TensAIR is a distributed framework for training and predicting in ANNs models in real-time. TensAIR extends the AIR stream-processing engine, which allows asynchornous and descentralized processing of its dataflow operators (supporting the common dataflow operators like Map, Reduce, Join, etc.) in addition to new train_step and predict Onlie Learning (OL) functions.
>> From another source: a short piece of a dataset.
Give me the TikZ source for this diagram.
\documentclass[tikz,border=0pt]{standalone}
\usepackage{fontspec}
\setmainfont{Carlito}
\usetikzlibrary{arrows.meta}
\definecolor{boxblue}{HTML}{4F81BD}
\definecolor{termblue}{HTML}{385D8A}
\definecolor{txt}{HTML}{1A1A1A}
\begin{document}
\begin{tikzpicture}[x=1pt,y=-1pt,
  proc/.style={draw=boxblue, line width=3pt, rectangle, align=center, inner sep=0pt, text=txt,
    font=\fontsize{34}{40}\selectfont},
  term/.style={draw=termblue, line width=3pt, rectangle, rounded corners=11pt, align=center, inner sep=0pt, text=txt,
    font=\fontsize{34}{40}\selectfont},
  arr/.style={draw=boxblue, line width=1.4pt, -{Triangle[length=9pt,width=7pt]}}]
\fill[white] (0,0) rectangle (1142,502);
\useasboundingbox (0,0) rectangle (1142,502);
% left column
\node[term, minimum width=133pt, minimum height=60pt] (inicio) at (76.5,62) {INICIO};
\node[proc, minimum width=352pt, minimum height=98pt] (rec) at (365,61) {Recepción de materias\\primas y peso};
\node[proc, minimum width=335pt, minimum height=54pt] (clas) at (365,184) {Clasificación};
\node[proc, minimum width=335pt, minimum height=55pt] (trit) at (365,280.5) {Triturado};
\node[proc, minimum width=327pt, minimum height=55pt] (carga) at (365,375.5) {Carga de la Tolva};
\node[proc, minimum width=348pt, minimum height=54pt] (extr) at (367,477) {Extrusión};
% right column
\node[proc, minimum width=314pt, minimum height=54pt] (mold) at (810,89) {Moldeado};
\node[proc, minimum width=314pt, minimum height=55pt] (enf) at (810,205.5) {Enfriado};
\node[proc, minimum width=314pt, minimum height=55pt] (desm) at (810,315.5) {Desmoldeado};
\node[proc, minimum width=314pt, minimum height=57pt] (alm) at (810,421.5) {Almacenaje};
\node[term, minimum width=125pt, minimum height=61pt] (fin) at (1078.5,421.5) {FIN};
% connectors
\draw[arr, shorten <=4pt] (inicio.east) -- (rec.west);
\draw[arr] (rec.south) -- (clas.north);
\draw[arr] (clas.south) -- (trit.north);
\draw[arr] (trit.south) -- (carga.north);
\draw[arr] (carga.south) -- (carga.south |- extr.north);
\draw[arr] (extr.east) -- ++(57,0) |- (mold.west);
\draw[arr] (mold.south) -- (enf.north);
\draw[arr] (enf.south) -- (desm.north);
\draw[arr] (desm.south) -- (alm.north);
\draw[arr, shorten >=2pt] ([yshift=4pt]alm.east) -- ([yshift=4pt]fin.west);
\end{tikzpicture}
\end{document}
TensAIR implements the TensorFlow C API library on top of AIR, which means that it can scale out both the training and prediction tasks of an ANN model to multiple compute nodes, either with or without GPUs associated with them.

Additionally, TensAIR supports both passive and active concept drift adaptation strategies. For active drift adaptation, one may instanciate the DriftDetector operator, which implements the OPTWIN concept drift detector. For passive drift adaptation, one shall just set the variable drift_detector_mode = TensAIR::Drift_Mode::AUTOMATIC.

Build & Run:

Install Dependencies:

  • MPI; preferably OpenMPI/MPICH2

  • cmake

  • pybind11

  • mpi4py

  • TensorFlow C API; version above 2.3 and below 2.9.2 (tutorial)

  • saved_model_cli (automatically installed with TensorFlow)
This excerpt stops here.